My pilgrimage to Ireland was the first time was away from my children for an extended period of time for recreational purposes. I felt a void throughout. At every turn during the 100 mile hike, I would see something I wished my kids could experience with me. "Oh, Allison would love that!" Or,"David would think that was funny!" Alas, I had to enjoy these sights solo. 
Our family pilgrimage to Mexico has been much different. I've relished watching our children take in the sights, sounds and smells. The immersion into another culture has been a great experience for all of us. I've especially enjoyed watching the kids start using Spanish and making playground friends with the locals. My heart is full. 
Some might think my attachment to my children is a sort of co-dependency but I would disagree. I wonder if the way I feel about my kids is just a slight peek into the heart of the divine. Perhaps God wants to watch all of  creation experience life they way I ache for my children to share my experiences. 

Tuesday, July 8, 2014

After Pains: Some Initial Thoughts on Pilgrimage

After Pains: Some Initial Thoughts on Pilgrimage

Our second child was born with the help of an induced labor. I won’t go into the specifics of why I made the choice to use a Pitocin drip to get my labor started but at the time it seemed the most sensible thing to do. I arrived at the hospital on the scheduled day and went through the steps to get my contractions going. Although I was told induced labors were more painful than naturally occurring ones, I still chose to opt out of any pain relief offered. I made the decision to place myself in a situation I knew would be painful and a lot of work with the hope that I would come out the other side with a healthy baby and a sense of accomplishment.
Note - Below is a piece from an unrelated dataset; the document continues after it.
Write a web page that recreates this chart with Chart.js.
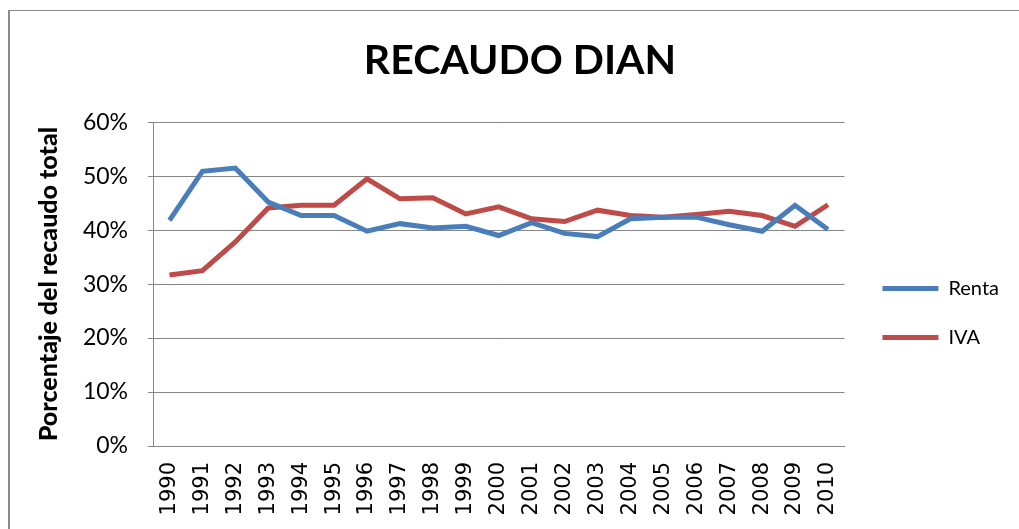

As predicted based on my previous birth, the labor was fast and hard and when our son emerged and was placed on my belly, my only words were, “I wanna do that again!” I was euphoric and the sight of his strawberry red head only made my heart swell more. Then, the after pains started; a hurt I had never experienced before. I could barely breathe through the rhythmic clenching of my uterus. I was unable to sit up or talk. My whispered voice begged for something, anything to take away the ungodly pain. Relief came in the form a pill. I finally settled in with my baby.

In these days after returning from Ireland, I wonder when my relief from the after pains of immersing myself on a pilgrimage will come. I am drained physically and I feel my soul has been put through a grater. Rawness, exhaustion and euphoria mixed. What a strange combination!


Twelve years ago I chose to be placed in a painful yet transformative situation. Pilgrimage seems to be that too. Sorting out the transformation will take time but I think the pain is part of it just as it is when any new life emerges. No pill can take away these after pains but I pray I will soon find myself uttering, “I wanna do that again.”